No ‘we’ in fundamentalist liberalism
Traditionally, while liberalism advocated small government, trade
liberalisation, the free market and so forth, it recognised the critical
role of government in providing targeted, publicly funded welfare
services.
Neoliberal governments on the other hand see a very limited role for public welfare funding, as evidenced in “contracting out”, “recommissioning” and “contestability” exercises in Queensland and New South Wales. Quite simply, they prefer to privatise services whenever possible.
Also, instead of traditional client–service relations, we are now
urged to think of service as a commercial encounter between providers
and customers, subject to the laws of supply and demand. The customer is
no longer part of a collective or integral to the social, nor a citizen
with rights. He or she is a creature of the market.

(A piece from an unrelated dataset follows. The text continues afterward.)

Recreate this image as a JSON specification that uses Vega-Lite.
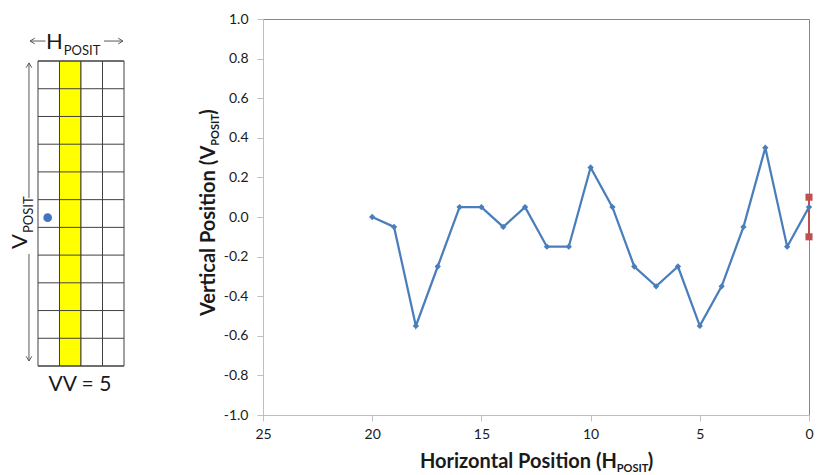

As Thatcher put it, “there is no such thing as society”, only individuals locked in a neo-Darwinian struggle over resources.

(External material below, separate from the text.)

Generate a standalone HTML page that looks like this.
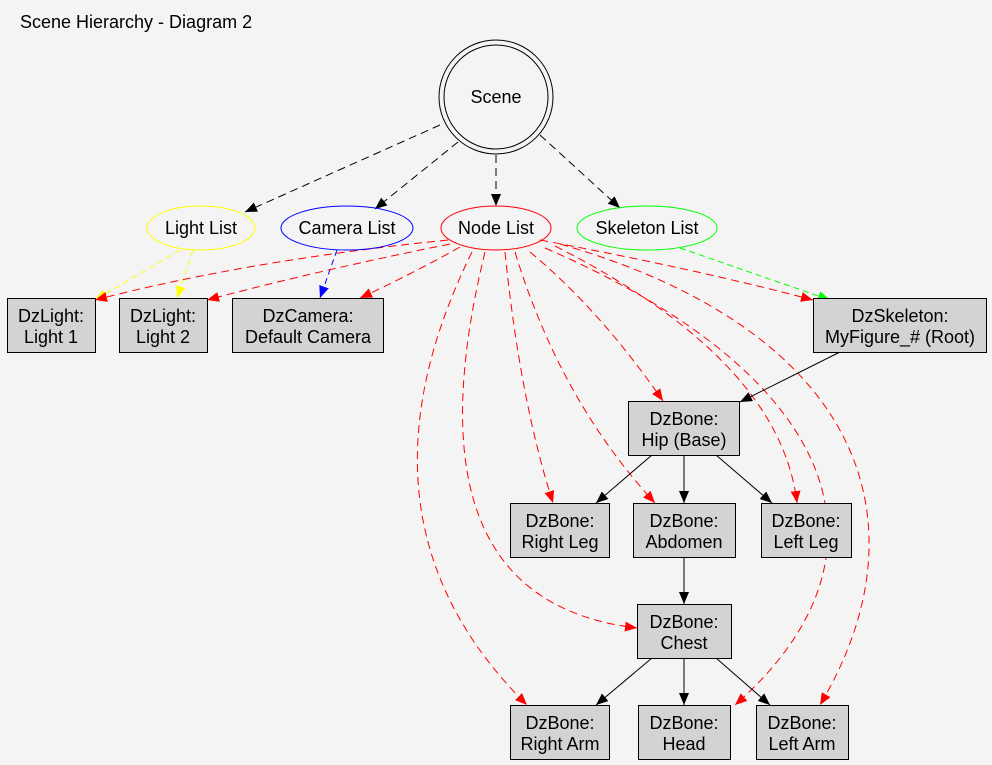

Neoliberalism, of course, involves much more than rugged individualism. Its advocacy of Hayekian “spontaneous order”
means the erosion of state institutions and less public spending, as
well as privileging market competition over moral considerations.
Reducing social work to business
At an organisational level, neoliberal ideology also requires a
complementary administrative culture; this is where economic rationalism
and managerialism come in. Each has contributed to a stifling culture
of managerial audit in which everything is measured in inputs, outputs,
cost-effectiveness, efficiency and other rationalities of transparency
and accountability – the bean-counters version of “service delivery”.
Social policy researchers John Wallace and Bob Pease have catalogued the impacts of this culture on social work. They note the:
…strong evidence of dismantling, restructuring and fiscal strangling as part of neoliberal ideas and practices.
According to Wallace and Pease, this has been accompanied, among other things, by:
- Loss of institutional legitimacy and the denial of the need for welfare, leaving social workers on the defensive.
- Replacement of the social by individualism so the immediate and
practical demands of “the case”, “case management” and “service
delivery” override structural issues. - Less emphasis on social theorising and the political nature of social work.
- Increased talk of cost containment, efficiencies, dividends, incentives etc.
- More intensive practices including line management reviews,
performance targets and output measures linked to complex accounting
systems that focus on cost-effectiveness.
Wallace and Pease further note that a more functional emphasis on
service delivery, tightened client eligibility criteria, talk of
defraying costs to customers, the exclusion of social workers from
policy deliberations, and the undermining of advocacy have significantly
impacted the client-worker relationship.
Privatisation looms as a constant threat. Some areas of child protection services in Queensland and other states have been deemed suitable for contracting out. This despite evidence in Australia and overseas
that privatisation shifts social services to a cost-conscious,
profit-based system that frequently fails to deliver the promised
economic benefits. The result is “streamlined” services and cost
shifting to “consumers”.
Among social workers, there is growing demoralisation, alienation and
anger at what has been dubbed “business social work”. While Wallace and
Pease suggest ways in which social workers might resist neoliberalism,
the profession’s identity and future is uncertain.
Hope for change might lie in aligning with opposition to the idea
that productivity takes precedence over the well-being, creativity and
contentment of all human beings. It might also rest in reaffirming that
the most important aspect of social work is not in pursuing measurable
outputs, but in developing meaningful and empowering human
relationships. Social work is so much more than a business.